Of all the insights from our High-Impact Human Resources research we have had the opportunity to share with members and clients over the past 18 months, the following finding is a favorite:

*High-performing HR teams break down silos and integrate thoroughly with the business.*

As the following figure indicates, there is a clear difference in the level of integration reported by the highest performing HR organizations and the lowest.

Perhaps nothing represents the potential for HR to make a difference in the organization and in the lives of its workers more than its ability to integrate with the rest of the organization. This integration provides an opportunity to understand, enhance, and redesign how work is done in an organization while delivering a compelling, holistic experience to the workforce and other stakeholders.

The first data point, related to HR’s ability to integrate internally, reflects one of the most painful and difficult realities in HR today. For starters, the HR operating models and structures in place in so many organizations today can sometimes reinforce these silos, rather than break them down. On top of that, HR must take a close look at its own mindsets, behaviors, and relationships internally and make some hard choices to be able to show up as “One HR” to the business. All this while dealing with the most competitive market for talent in memory.

The second data point, addressing HR’s ability to integrate with the business, is well documented if not yet well executed across the field. Not doing so simply diminishes HR’s ability to understand the business, deliver top talent, and foster increased productivity.

The rest of this article will focus on the third data point: HR integrating with other corporate functions to design and deliver workforce experiences that simplify work and enhance productivity, while producing insights and innovations that can only come from cross-functional collaborations. These collaborations with finance, IT, marketing, sales, and operations are currently HR’s greatest point of leverage in transforming the experiences of workers in terms of their interactions with the organization and getting what they need to be productive and motivated in their roles. Each of these functions has an important role in getting work done and helping workers bring their best, every day.

HR technology providers have also recognized the need for greater integration, and are moving to integrate their offerings to facilitate a simplified and complete user experience for their customers. Most workers, when interacting with their workplace through technology, don’t care whether their answers come from finance, IT, HR, or operations. What they want are easy interactions and fast, accurate solutions. Disconnected systems slow people down and dampen responsiveness and accuracy when addressing worker needs.
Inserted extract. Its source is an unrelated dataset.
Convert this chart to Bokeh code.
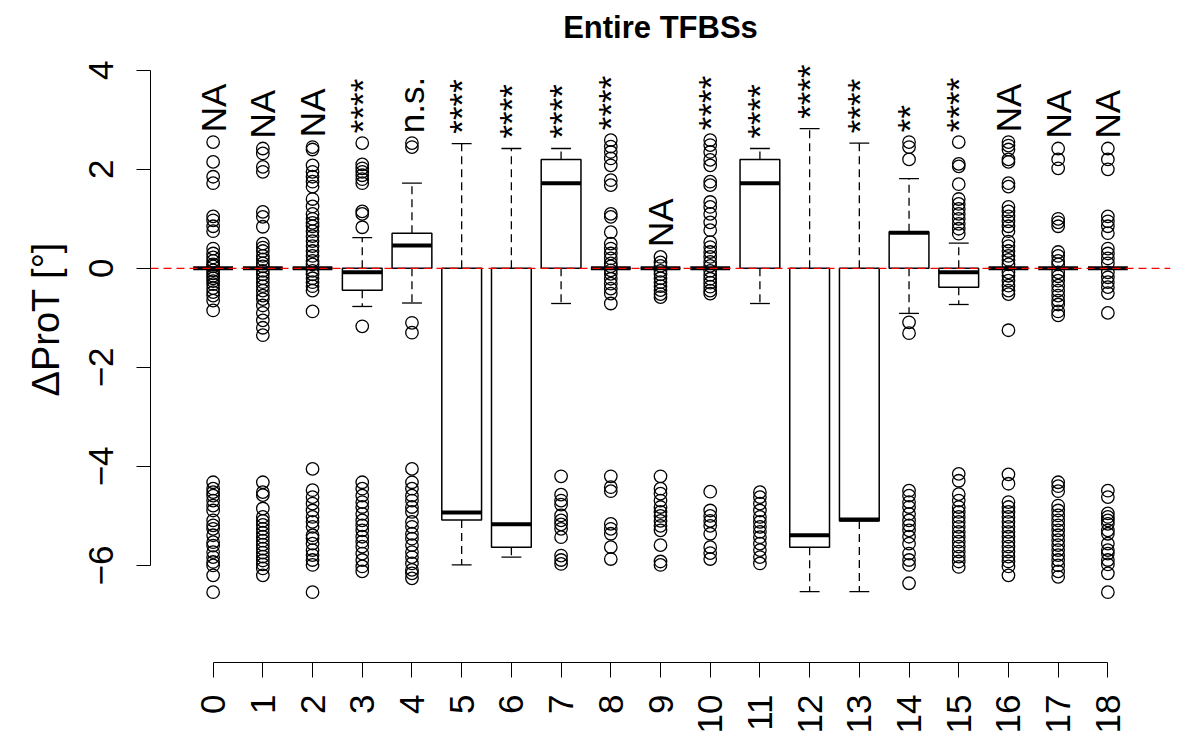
import math
from bokeh.plotting import figure
from bokeh.models import Range1d, FixedTicker, Span, ColumnDataSource, Title
from bokeh.core.properties import value
from bokeh.embed import file_html
from bokeh.resources import INLINE

# ---------------- data ----------------
categories = list(range(19))
tick_labels = [str(c) for c in categories]

q1 = [0, 0, 0, -0.44, 0.00, -5.08, -5.63, 0.00, 0, 0, 0, 0.00, -5.63, -5.10, 0.00, -0.38, 0, 0, 0]
med = [0, 0, 0, -0.08, 0.46, -4.93, -5.17, 1.72, 0, 0, 0, 1.72, -5.39, -5.07, 0.72, -0.08, 0, 0, 0]
q3 = [0, 0, 0, 0.00, 0.71, 0.00, 0.00, 2.20, 0, 0, 0, 2.20, 0.00, 0.00, 0.74, 0.00, 0, 0, 0]
whisk_lo = [0, 0, 0, -0.77, -0.70, -5.99, -5.83, -0.71, 0, 0, 0, -0.71, -6.53, -6.53, -0.91, -0.73, 0, 0, 0]
whisk_hi = [0, 0, 0, 0.62, 1.72, 2.52, 2.42, 2.42, 0, 0, 0, 2.42, 2.82, 2.53, 1.81, 0.51, 0, 0, 0]

significance = ["NA", "NA", "NA", "****", "n.s.", "****", "****", "****", "****", "NA",
                "****", "****", "****", "****", "**", "****", "NA", "NA", "NA"]

out0 = [2.55, 2.15, 1.85, 1.72, 1.05, 0.97, 0.85, 0.75, 0.40, 0.30, 0.22, 0.15, 0.08, 0.04,
        -0.04, -0.10, -0.15, -0.20, -0.26, -0.32, -0.40, -0.48, -0.55, -0.65, -0.85,
        -4.32, -4.45, -4.52, -4.59, -4.69, -4.79, -4.89, -5.09, -5.19, -5.26, -5.39, -5.53,
        -5.60, -5.73, -5.83, -5.93, -6.00, -6.20, -6.54]
out1 = [2.42, 2.32, 2.05, 1.95, 1.14, 1.04, 0.84, 0.50, 0.42, 0.35, 0.25, 0.18, 0.10, 0.04,
        -0.05, -0.12, -0.20, -0.28, -0.36, -0.45, -0.55, -0.62, -0.75, -0.90, -1.05, -1.20, -1.35,
        -4.32, -4.52, -4.58, -4.85, -5.02, -5.10, -5.18, -5.26, -5.34, -5.42, -5.50, -5.58,
        -5.66, -5.74, -5.82, -5.90, -5.98, -6.06, -6.20]
out2 = [2.45, 2.40, 2.08, 1.95, 1.85, 1.75, 1.65, 1.40, 1.25, 1.10, 1.00, 0.92, 0.85, 0.75,
        0.65, 0.55, 0.45, 0.35, 0.25, 0.15, 0.08, -0.05, -0.12, -0.20, -0.28, -0.36, -0.45, -0.87,
        -4.05, -4.48, -4.62, -4.75, -4.89, -5.02, -5.12, -5.22, -5.39, -5.45, -5.56, -5.69,
        -5.79, -5.89, -5.99, -6.54]
out3 = [2.53, 2.10, 2.02, 1.95, 1.88, 1.80, 1.72, 1.15, 1.10, 0.83, -1.17,
        -4.32, -4.45, -4.59, -4.72, -4.82, -4.96, -5.09, -5.19, -5.29, -5.42, -5.52, -5.62,
        -5.76, -5.89, -6.02, -6.12]
out4 = [2.53, 2.45, -1.10, -1.30,
        -4.05, -4.32, -4.45, -4.59, -4.69, -4.82, -4.92, -5.12, -5.22, -5.36, -5.46, -5.59,
        -5.73, -5.83, -5.96, -6.09, -6.16, -6.26]
out5 = []
out6 = []
out7 = [-4.20, -4.57, -4.69, -4.77, -4.99, -5.09, -5.17, -5.26, -5.43, -5.80, -5.89, -5.97]
out8 = [2.59, 2.46, 2.35, 2.22, 2.08, 1.78, 1.68, 1.10, 1.04, 0.73, 0.50, 0.40, 0.30, 0.20,
        0.10, 0.04, -0.04, -0.11, -0.21, -0.31, -0.41, -0.51, -0.71,
        -4.20, -4.42, -4.50, -5.16, -5.26, -5.36, -5.63, -5.87]
out9 = [0.23, 0.12, 0.05, -0.05, -0.12, -0.20, -0.28, -0.36, -0.44, -0.52, -0.58,
        -4.20, -4.45, -4.55, -4.69, -4.82, -4.92, -5.00, -5.10, -5.20, -5.29, -5.59, -5.92, -5.99]
out10 = [2.59, 2.49, 2.35, 2.19, 2.08, 1.75, 1.68, 1.34, 1.24, 1.10, 0.93, 0.77, 0.53, 0.43,
         0.33, 0.23, 0.13, 0.05, -0.05, -0.13, -0.21, -0.29, -0.37, -0.45, -0.51,
         -4.51, -4.89, -5.00, -5.10, -5.20, -5.36, -5.63, -5.75, -5.87]
out11 = [-4.52, -4.62, -4.75, -4.89, -5.02, -5.12, -5.22, -5.32, -5.43, -5.56, -5.69, -5.83, -5.96]
out12 = []
out13 = []
out14 = [2.55, 2.45, 2.20, -1.09, -1.31,
         -4.49, -4.59, -4.72, -4.82, -4.96, -5.09, -5.19, -5.29, -5.42, -5.56, -5.76, -5.89,
         -5.99, -6.36]
out15 = [2.55, 2.11, 2.06, 1.70, 1.40, 1.30, 1.20, 1.10, 1.00, 0.90, 0.80, 0.70,
         -4.15, -4.29, -4.56, -4.69, -4.82, -4.92, -5.02, -5.12, -5.22, -5.32, -5.42, -5.52,
         -5.62, -5.72, -5.82, -5.92, -6.03]
out16 = [2.55, 2.48, 2.40, 2.20, 2.15, 1.72, 1.65, 1.24, 1.15, 1.05, 0.95, 0.85, 0.75, 0.54,
         0.45, 0.35, 0.25, 0.17, 0.08, -0.08, -0.15, -0.25, -0.35, -0.45, -0.52, -1.25,
         -4.16, -4.35, -4.72, -4.82, -4.92, -5.02, -5.12, -5.22, -5.32, -5.42, -5.52, -5.62,
         -5.72, -5.82, -5.92, -6.02, -6.20]
out17 = [2.42, 2.20, 2.02, 1.00, 0.93, 0.85, 0.33, 0.25, 0.15, 0.08, -0.08, -0.16, -0.25,
         -0.35, -0.45, -0.55, -0.65, -0.73, -0.87, -0.95,
         -4.32, -4.40, -4.50, -4.79, -4.89, -4.99, -5.09, -5.19, -5.29, -5.39, -5.49, -5.59,
         -5.69, -5.79, -5.89, -6.00, -6.12, -6.23]
out18 = [2.42, 2.20, 2.00, 1.05, 0.95, 0.85, 0.71, 0.40, 0.30, 0.20, 0.10, -0.08, -0.18,
         -0.28, -0.38, -0.50, -0.90,
         -4.49, -4.62, -4.95, -5.02, -5.09, -5.16, -5.29, -5.36, -5.56, -5.69, -5.76, -5.89,
         -5.98, -6.16, -6.54]

outliers = [out0, out1, out2, out3, out4, out5, out6, out7, out8, out9,
            out10, out11, out12, out13, out14, out15, out16, out17, out18]

y_title = "ΔProT [°]"
main_title = "Entire TFBSs"

# ---------------- styling constants ----------------
FONT = "Liberation Sans"
BOX_W = 0.8
STAPLE_W = 0.4
DASH = "8 5"

# ---------------- figure ----------------
p = figure(width=1200, height=750, output_backend="svg", toolbar_location=None,
           x_range=Range1d(-1.26, 19.26), y_range=Range1d(-7.96, 4.46),
           min_border_left=150, min_border_right=30, min_border_top=47, min_border_bottom=88,
           title=main_title)
p.outline_line_color = None
p.grid.visible = False
p.background_fill_color = "white"
p.border_fill_color = "white"

p.title.align = "center"
p.title.text_font = FONT
p.title.text_font_size = "31px"
p.title.text_font_style = "bold"
p.title.text_color = "black"
p.title.standoff = 6

# boxes
src = ColumnDataSource(dict(
    x=categories, q1=q1, med=med, q3=q3, lo=whisk_lo, hi=whisk_hi,
    left=[c - BOX_W / 2 for c in categories], right=[c + BOX_W / 2 for c in categories],
    sl=[c - STAPLE_W / 2 for c in categories], sr=[c + STAPLE_W / 2 for c in categories],
))

# whiskers (dashed)
p.segment(x0="x", y0="q3", x1="x", y1="hi", source=src, line_color="black",
          line_width=1.3, line_dash=DASH)
p.segment(x0="x", y0="q1", x1="x", y1="lo", source=src, line_color="black",
          line_width=1.3, line_dash=DASH)
# staples
p.segment(x0="sl", y0="hi", x1="sr", y1="hi", source=src, line_color="black", line_width=1.3)
p.segment(x0="sl", y0="lo", x1="sr", y1="lo", source=src, line_color="black", line_width=1.3)
# box
p.quad(left="left", right="right", bottom="q1", top="q3", source=src,
       fill_color=None, line_color="black", line_width=1.5)
# median
p.segment(x0="left", y0="med", x1="right", y1="med", source=src, line_color="black",
          line_width=4)

# outliers
ox, oy = [], []
for c, vals in zip(categories, outliers):
    ox += [c] * len(vals)
    oy += vals
p.scatter(x=ox, y=oy, marker="circle", size=12.5, fill_color=None,
          line_color="black", line_width=1.3)

# significance labels above each group
top_vals = [max([h] + [v for v in vals]) for h, vals in zip(whisk_hi, outliers)]
lab_src = ColumnDataSource(dict(x=categories, y=[t + 0.2 for t in top_vals], text=significance))
p.text(x="x", y="y", text="text", source=lab_src, angle=math.pi / 2,
       text_align="left", text_baseline="middle", text_font=value(FONT),
       text_font_size="35px", text_color="black")

# zero reference line
p.add_layout(Span(location=0, dimension="width", line_color="red", line_width=1.3,
                  line_dash=DASH))

# axes
xa = p.xaxis[0]
xa.ticker = FixedTicker(ticks=categories)
xa.major_label_overrides = {c: l for c, l in zip(categories, tick_labels)}
xa.bounds = (0, 18)
xa.major_label_orientation = math.pi / 2
xa.major_tick_out = 15
xa.major_tick_in = 0
xa.minor_tick_out = 0
xa.minor_tick_in = 0
xa.major_label_standoff = 17
xa.major_label_text_font = FONT
xa.major_label_text_font_size = "35px"
xa.major_label_text_color = "black"
xa.axis_line_color = "black"
xa.major_tick_line_color = "black"

ya = p.yaxis[0]
ya.ticker = FixedTicker(ticks=[-6, -4, -2, 0, 2, 4])
ya.bounds = (-6, 4)
ya.major_label_orientation = "vertical"
ya.major_tick_out = 14
ya.major_tick_in = 0
ya.minor_tick_out = 0
ya.minor_tick_in = 0
ya.major_label_standoff = 23
ya.major_label_text_font = FONT
ya.major_label_text_font_size = "35px"
ya.major_label_text_color = "black"
ya.axis_line_color = "black"
ya.major_tick_line_color = "black"

# y-axis title as a side title so it can be positioned along the axis
yt = Title(text=y_title, align="left", offset=266, vertical_align="middle",
           text_font=FONT, text_font_size="38px", text_font_style="normal",
           text_color="black", standoff=37)
p.add_layout(yt, "left")

open("out.html", "w").write(file_html(p, INLINE))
They also create challenges in collecting and understanding the broad sets of data required for the analytics that power personalization and the agile, insights-based decision-making that drives key business outcomes.
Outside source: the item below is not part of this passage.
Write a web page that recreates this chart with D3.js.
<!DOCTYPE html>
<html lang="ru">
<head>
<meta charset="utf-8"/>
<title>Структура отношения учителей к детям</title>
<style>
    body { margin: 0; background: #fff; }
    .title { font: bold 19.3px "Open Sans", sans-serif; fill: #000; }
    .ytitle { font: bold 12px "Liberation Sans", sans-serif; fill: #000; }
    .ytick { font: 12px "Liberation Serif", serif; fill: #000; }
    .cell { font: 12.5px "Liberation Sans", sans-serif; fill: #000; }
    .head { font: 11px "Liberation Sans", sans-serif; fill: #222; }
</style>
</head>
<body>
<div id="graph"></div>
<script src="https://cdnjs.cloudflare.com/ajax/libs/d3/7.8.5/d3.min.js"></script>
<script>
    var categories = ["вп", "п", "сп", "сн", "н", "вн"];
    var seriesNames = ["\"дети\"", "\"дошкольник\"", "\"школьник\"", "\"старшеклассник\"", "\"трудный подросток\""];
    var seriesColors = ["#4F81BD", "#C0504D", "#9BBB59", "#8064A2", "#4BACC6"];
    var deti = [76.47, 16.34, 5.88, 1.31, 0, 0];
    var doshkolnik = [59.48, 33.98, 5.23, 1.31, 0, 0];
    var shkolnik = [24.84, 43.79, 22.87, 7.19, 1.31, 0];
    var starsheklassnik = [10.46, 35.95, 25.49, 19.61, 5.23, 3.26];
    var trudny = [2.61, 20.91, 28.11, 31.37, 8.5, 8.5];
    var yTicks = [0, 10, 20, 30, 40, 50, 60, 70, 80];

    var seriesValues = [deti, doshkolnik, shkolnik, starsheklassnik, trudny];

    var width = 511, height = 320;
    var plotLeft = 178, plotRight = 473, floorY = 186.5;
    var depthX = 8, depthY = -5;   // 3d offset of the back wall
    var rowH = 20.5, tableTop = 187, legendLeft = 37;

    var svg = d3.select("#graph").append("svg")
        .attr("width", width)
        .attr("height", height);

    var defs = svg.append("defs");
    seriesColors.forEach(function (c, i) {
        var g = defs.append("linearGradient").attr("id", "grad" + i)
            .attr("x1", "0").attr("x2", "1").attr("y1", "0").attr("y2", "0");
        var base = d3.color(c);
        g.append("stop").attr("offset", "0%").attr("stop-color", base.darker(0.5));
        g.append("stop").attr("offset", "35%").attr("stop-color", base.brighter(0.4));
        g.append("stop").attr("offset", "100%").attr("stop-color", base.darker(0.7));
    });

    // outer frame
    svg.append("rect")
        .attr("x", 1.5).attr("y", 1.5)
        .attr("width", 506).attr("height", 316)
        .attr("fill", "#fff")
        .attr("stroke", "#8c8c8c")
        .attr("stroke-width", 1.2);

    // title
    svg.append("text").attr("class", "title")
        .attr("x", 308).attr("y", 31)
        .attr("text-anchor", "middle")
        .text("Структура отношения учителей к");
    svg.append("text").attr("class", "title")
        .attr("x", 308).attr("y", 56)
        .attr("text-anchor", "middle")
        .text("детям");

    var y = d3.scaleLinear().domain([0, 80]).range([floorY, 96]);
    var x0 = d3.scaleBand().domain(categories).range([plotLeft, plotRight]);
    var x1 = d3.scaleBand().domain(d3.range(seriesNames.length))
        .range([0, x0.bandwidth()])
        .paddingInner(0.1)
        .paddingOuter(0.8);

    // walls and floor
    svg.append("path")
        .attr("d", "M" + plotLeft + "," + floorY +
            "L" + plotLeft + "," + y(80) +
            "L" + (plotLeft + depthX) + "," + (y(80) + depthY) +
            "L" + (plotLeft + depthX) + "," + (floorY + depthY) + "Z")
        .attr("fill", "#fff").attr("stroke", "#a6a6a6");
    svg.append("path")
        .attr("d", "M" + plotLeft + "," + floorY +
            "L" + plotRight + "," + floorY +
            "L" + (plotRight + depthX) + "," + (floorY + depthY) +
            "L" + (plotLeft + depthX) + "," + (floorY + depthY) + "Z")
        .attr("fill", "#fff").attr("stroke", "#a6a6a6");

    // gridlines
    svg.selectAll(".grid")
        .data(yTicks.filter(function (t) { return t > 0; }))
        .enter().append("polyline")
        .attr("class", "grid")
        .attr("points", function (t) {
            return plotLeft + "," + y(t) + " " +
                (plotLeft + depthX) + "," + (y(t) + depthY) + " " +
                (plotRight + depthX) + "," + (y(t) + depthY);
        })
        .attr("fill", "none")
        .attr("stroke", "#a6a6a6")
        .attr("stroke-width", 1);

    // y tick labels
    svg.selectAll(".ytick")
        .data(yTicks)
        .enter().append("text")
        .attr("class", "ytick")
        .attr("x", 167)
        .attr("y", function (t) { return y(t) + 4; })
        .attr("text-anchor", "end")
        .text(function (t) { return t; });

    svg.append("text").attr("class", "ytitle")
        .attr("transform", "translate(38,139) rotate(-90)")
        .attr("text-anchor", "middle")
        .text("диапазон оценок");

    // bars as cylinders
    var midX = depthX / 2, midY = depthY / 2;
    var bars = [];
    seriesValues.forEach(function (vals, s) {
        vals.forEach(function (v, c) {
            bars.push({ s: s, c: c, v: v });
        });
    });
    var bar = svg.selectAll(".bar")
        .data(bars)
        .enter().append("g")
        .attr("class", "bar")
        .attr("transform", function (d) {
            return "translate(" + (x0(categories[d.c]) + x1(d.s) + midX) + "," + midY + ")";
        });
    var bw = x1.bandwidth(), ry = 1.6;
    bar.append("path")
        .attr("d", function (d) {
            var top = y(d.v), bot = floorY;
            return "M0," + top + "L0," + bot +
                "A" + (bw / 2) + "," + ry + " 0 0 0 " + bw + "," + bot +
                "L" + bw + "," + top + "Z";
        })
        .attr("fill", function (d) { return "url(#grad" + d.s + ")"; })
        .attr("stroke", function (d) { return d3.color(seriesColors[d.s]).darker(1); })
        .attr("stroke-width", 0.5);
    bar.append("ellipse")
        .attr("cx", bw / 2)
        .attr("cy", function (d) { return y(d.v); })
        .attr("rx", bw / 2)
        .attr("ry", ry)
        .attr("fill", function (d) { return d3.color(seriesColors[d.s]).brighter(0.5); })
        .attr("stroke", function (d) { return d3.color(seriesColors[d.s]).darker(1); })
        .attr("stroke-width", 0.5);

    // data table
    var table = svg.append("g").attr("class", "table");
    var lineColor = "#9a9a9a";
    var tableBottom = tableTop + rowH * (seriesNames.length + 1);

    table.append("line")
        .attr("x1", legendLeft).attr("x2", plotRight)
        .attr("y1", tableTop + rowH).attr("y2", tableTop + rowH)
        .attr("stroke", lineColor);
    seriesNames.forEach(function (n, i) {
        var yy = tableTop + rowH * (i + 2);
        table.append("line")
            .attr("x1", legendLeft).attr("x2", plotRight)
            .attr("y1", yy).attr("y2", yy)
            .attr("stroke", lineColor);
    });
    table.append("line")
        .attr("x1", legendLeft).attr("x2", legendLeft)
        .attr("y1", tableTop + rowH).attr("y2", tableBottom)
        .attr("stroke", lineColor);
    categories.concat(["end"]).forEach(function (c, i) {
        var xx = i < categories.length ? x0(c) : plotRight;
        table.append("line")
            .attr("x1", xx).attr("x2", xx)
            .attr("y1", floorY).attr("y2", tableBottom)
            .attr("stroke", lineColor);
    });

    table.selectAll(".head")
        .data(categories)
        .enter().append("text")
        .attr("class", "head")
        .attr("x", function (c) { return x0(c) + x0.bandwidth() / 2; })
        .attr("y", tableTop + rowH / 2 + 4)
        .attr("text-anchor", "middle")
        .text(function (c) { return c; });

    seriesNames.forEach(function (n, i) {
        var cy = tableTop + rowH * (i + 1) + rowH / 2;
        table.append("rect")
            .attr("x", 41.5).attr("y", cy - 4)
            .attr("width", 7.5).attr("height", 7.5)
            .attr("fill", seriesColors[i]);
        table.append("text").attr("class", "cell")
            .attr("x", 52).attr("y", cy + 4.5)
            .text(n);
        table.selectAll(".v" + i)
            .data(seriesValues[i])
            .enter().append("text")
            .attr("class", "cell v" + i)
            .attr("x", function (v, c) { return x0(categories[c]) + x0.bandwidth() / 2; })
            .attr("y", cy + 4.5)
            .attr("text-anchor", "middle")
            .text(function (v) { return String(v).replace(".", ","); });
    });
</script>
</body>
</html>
Oracle recently catalyzed this industry trend with its Modern Business Experience conference in Las Vegas. A main message of the event was that “an integrated cloud platform uniting finance, human resources, supply chain, and other operational data can optimize end-to-end experiences.” Further, combining this united platform with emerging technologies and cloud-enabled agility can set the stage for continuous innovation and accelerating productivity.

I found one of the most interesting sessions at the Modern Business Experience conference, from the perspective of an HR practitioner and researcher, was titled “Advanced Analytics in HR and Finance: Trends and Best Practices.” This session, delivered by Don Anderson, PhD and Director of Organization & Talent Development at Oracle, covered findings from a study he conducted with Tom Davenport, PhD and Senior Advisor to Deloitte Analytics, Deloitte Consulting LLP, on how HR is increasing its collaboration with Finance on advanced analytics. Nuggets include insights on rate of analytics adoption, strategies for data integration, and potential cultural implications of such collaboration between HR and finance.

In order to drive productivity, HR needs to connect this data. But it can’t do it alone. Collaboration is needed not only with finance but also with colleagues across the enterprise and throughout the business ecosystems within which we live, work, and find talent. This includes outside expertise and HR technology solution providers.

Almost exactly a year ago, at Oracle’s HR-focused HCM World Conference, I had the opportunity to participate in an open Q&A session with Oracle executives and ask the question: “What is Oracle HCM doing in terms of closing the gap between people data and business performance data?” The implication is that the immense data sets running on Oracle systems could provide a treasure of insights on how to more effectively connect people data and business outcomes on both broad and highly segmented levels.

With its integrated Modern Business Experience approach, Oracle is taking steps to not only make this connection between HR and finance, but to better integrate across the organization to enhance workforce experience and innovation. Are your HR tech providers taking similar steps? Ask them—you may be surprised at their responsiveness.